L. 250: S2,…S4 and W3 are not introduced here without prior explanation. I eventually fount them in Table 2, and they are only discussed later in L 294. Does this mean that all analyses are based on the three nights listed in Table 2? On 13 August, the NBL apparently transitioned from weakly stable to strongly stable conditions. It would be interesting to see how this transition occurred.
L. 253: A case study illustrating the evening transition would be particularly informative.
L. 255. “Black error bars”? All the horizontal bars in the figure appear red. How were the error bars calculated? Do they represent variations between nights?
L. 257: The two proposed mechanisms sound good. Which one is more important for the present study?

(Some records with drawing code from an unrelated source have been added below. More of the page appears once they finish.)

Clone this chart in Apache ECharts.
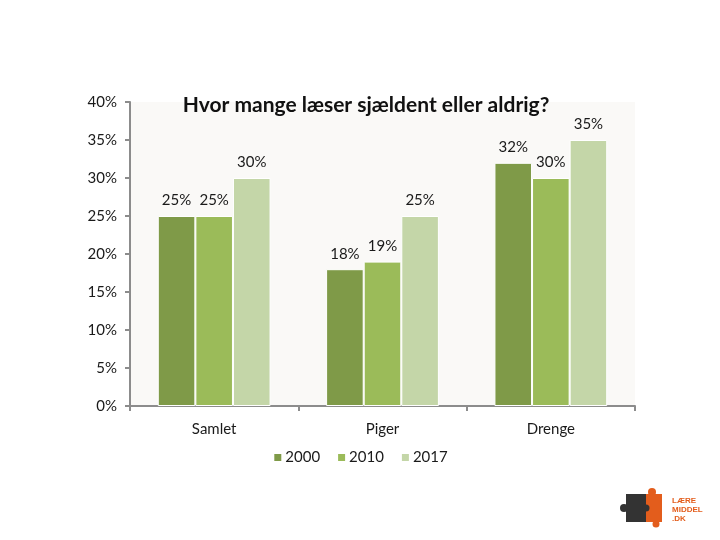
<!DOCTYPE html>
<html>
<head>
<meta charset="utf-8">
<script src="https://cdn.jsdelivr.net/npm/echarts@6/dist/echarts.min.js"></script>
<style>
  html, body { margin: 0; padding: 0; background: #fff; }
  #chart { width: 720px; height: 540px; }
</style>
</head>
<body>
<div id="chart"></div>
<script>
// kategorier og værdier (andel i %)
const categories = ['Samlet', 'Piger', 'Drenge']
const years = ['2000', '2010', '2017']
const values2000 = [25, 18, 32]
const values2010 = [25, 19, 30]
const values2017 = [30, 25, 35]
const yTicks = [0, 5, 10, 15, 20, 25, 30, 35, 40]

const colors = ['#7f9a48', '#9bbb59', '#c4d6a8']
const font = 'Lato, "Open Sans", sans-serif'

const chart = echarts.init(document.getElementById('chart'))

const makeSeries = (name, data, color) => ({
  name: name,
  type: 'bar',
  data: data,
  barGap: '0%',
  barCategoryGap: '33%',
  itemStyle: { color: color, borderColor: '#ffffff', borderWidth: 1 },
  label: {
    show: true,
    position: 'top',
    distance: 8,
    formatter: '{c}%',
    color: '#1a1a1a',
    fontFamily: font,
    fontSize: 15
  }
})

chart.setOption({
  animation: false,
  title: {
    text: 'Hvor mange læser sjældent eller aldrig?',
    left: 361,
    textAlign: 'center',
    top: 90,
    textStyle: { fontFamily: font, fontSize: 21, fontWeight: 'bold', color: '#111' }
  },
  legend: {
    data: years,
    bottom: 70,
    left: 'center',
    itemWidth: 9,
    itemHeight: 9,
    itemGap: 16,
    icon: 'rect',
    textStyle: { fontFamily: font, fontSize: 15, color: '#1a1a1a', padding: [0, 0, 0, -2] }
  },
  grid: {
    left: 130,
    right: 85,
    top: 102,
    bottom: 134,
    show: true,
    backgroundColor: '#faf9f7',
    borderWidth: 0
  },
  xAxis: {
    type: 'category',
    data: categories,
    axisLine: { lineStyle: { color: '#8c8c8c', width: 2 } },
    axisTick: { show: true, length: 5, lineStyle: { color: '#8c8c8c', width: 2 } },
    axisLabel: { fontFamily: font, fontSize: 15, color: '#1a1a1a', margin: 16 }
  },
  yAxis: {
    type: 'value',
    min: yTicks[0],
    max: yTicks[yTicks.length - 1],
    interval: 5,
    axisLine: { show: true, lineStyle: { color: '#8c8c8c', width: 2 } },
    axisTick: { show: true, length: 5, lineStyle: { color: '#8c8c8c', width: 2 } },
    splitLine: { show: false },
    axisLabel: { formatter: '{value}%', fontFamily: font, fontSize: 15, color: '#1a1a1a', margin: 13 }
  },
  series: [
    makeSeries(years[0], values2000, colors[0]),
    makeSeries(years[1], values2010, colors[1]),
    makeSeries(years[2], values2017, colors[2])
  ],
  // logo nederst til højre
  graphic: [
    { type: 'rect', shape: { x: 626, y: 494, width: 20, height: 28 }, style: { fill: '#333333' } },
    { type: 'circle', shape: { cx: 624, cy: 508, r: 4 }, style: { fill: '#333333' } },
    { type: 'rect', shape: { x: 646, y: 494, width: 16, height: 28 }, style: { fill: '#e35d1c' } },
    { type: 'circle', shape: { cx: 652, cy: 492, r: 4 }, style: { fill: '#e35d1c' } },
    { type: 'circle', shape: { cx: 656, cy: 524, r: 3.5 }, style: { fill: '#e35d1c' } },
    { type: 'circle', shape: { cx: 646, cy: 508, r: 3.5 }, style: { fill: '#333333' } },
    { type: 'text', x: 672, y: 496, style: { text: 'LÆRE\nMIDDEL\n.DK', fill: '#e35d1c', font: 'bold 8px "Liberation Sans", sans-serif', lineHeight: 9 } }
  ]
})
</script>
</body>
</html>
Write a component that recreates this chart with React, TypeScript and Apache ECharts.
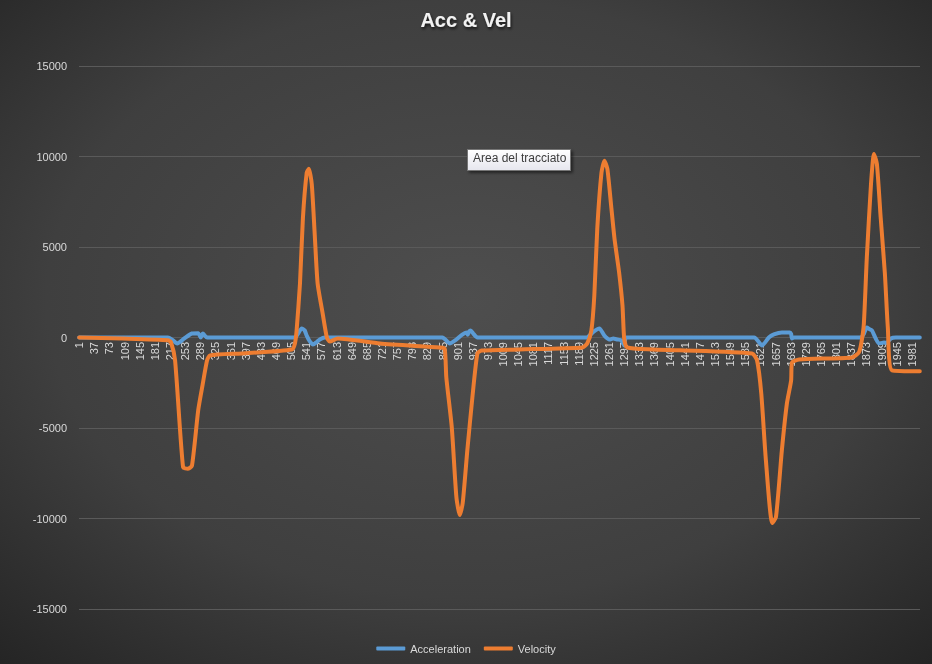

L. 273: “from 11 nights”? I am totally lost here. The “eight hours” mentioned at the beginning of section 3 gave the impression that the entire section was based on that limited dataset. Does the observational dataset vary between subsections of section 3? As Table 2 does not cover the full period from 18:00 to 06:00, please specify the data used for each figure and analysis.

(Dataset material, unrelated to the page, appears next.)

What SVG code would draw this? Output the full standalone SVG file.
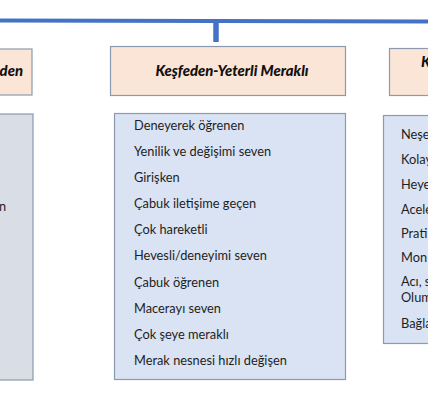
<svg xmlns="http://www.w3.org/2000/svg" width="428" height="400" viewBox="0 0 428 400">
<style>
.hdr{fill:#FBE5D6;stroke:#8C9AB0;stroke-width:1.2}
.lst{fill:#DAE3F3;stroke:#8C9AB0;stroke-width:1.2}
.lstg{fill:#D8DDE6;stroke:#8C9AB0;stroke-width:1.2}
.ht{font-family:Lato,"Open Sans",sans-serif;font-weight:900;font-style:italic;font-size:14.8px;fill:#111}
.it{font-family:Lato,"Open Sans",sans-serif;font-size:12.8px;fill:#1e1e1e}
.conn{stroke:#4472C4;fill:none}
</style>
<rect width="428" height="400" fill="#ffffff"/>
<g id="connectors">
<line class="conn" x1="0" y1="20.5" x2="428" y2="21.5" stroke-width="4"/>
<line class="conn" x1="216" y1="21" x2="216" y2="42" stroke-width="5.5"/>
</g>
<g id="node-left-header">
<rect class="hdr" x="-10" y="49" width="42" height="46"/>
<text class="ht" x="23" y="76" text-anchor="end">den</text>
</g>
<g id="node-left-list">
<rect class="lstg" x="-10" y="114" width="43" height="266"/>
<text class="it" x="-1" y="211">n</text>
</g>
<g id="node-center-header">
<rect class="hdr" x="110.5" y="46.5" width="235" height="49"/>
<text class="ht" x="232" y="76" text-anchor="middle">Keşfeden-Yeterli Meraklı</text>
</g>
<g id="node-center-list">
<rect class="lst" x="114.5" y="113.5" width="231" height="266"/>
<text class="it" x="134" y="130">Deneyerek öğrenen</text>
<text class="it" x="134" y="156">Yenilik ve değişimi seven</text>
<text class="it" x="134" y="182">Girişken</text>
<text class="it" x="134" y="208">Çabuk iletişime geçen</text>
<text class="it" x="134" y="234">Çok hareketli</text>
<text class="it" x="134" y="260">Hevesli/deneyimi seven</text>
<text class="it" x="134" y="287">Çabuk öğrenen</text>
<text class="it" x="134" y="313">Macerayı seven</text>
<text class="it" x="134" y="339">Çok şeye meraklı</text>
<text class="it" x="134" y="365">Merak nesnesi hızlı değişen</text>
</g>
<g id="node-right-header">
<rect class="hdr" x="389.5" y="48.5" width="60" height="47"/>
<text class="ht" x="421" y="67">K</text>
</g>
<g id="node-right-list">
<rect class="lst" x="383.5" y="115.5" width="60" height="228"/>
<text class="it" x="401" y="139">Neşe</text>
<text class="it" x="401" y="164">Kolay</text>
<text class="it" x="401" y="189">Heye</text>
<text class="it" x="401" y="214">Acele</text>
<text class="it" x="401" y="238">Prati</text>
<text class="it" x="401" y="262">Mon</text>
<text class="it" x="401" y="286">Acı, s</text>
<text class="it" x="401" y="302">Olum</text>
<text class="it" x="401" y="328">Bağla</text>
</g>
</svg>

Figure 5. I find this figure is the most informative although I still don’t know which nights are represented.
L. 313: “the four selected periods”, where were they described?
Figures 6, 7, 8: What do the shaded areas represent?
L. 448: Clouds. Yes, it would be interesting to see their impact on the NBL development.
L. 486: The study focuses on nighttime conditions during which stable layers are present throughout. Is the discussion here referring to longwave radiation emitted from the canopy top or to radiative divergence cooling within the atmosphere?
Fig. B1: Interesting! Whenever winds are strong over the canopy layer (W1-W4), turbulent mixing in the air layer above the canopy can penetrate into the canopy layer resulting in enhanced heat transfer. When winds above the canopy layer are weak (S1-S4), the positive heat flux below the canopy crown (presumably) in the nearly neutral canopy layer (Fig. 5a) may develop because shear-generated turbulent mixing transports warm air downward from above the canopy while turbulent development near the soil surface remains constrained.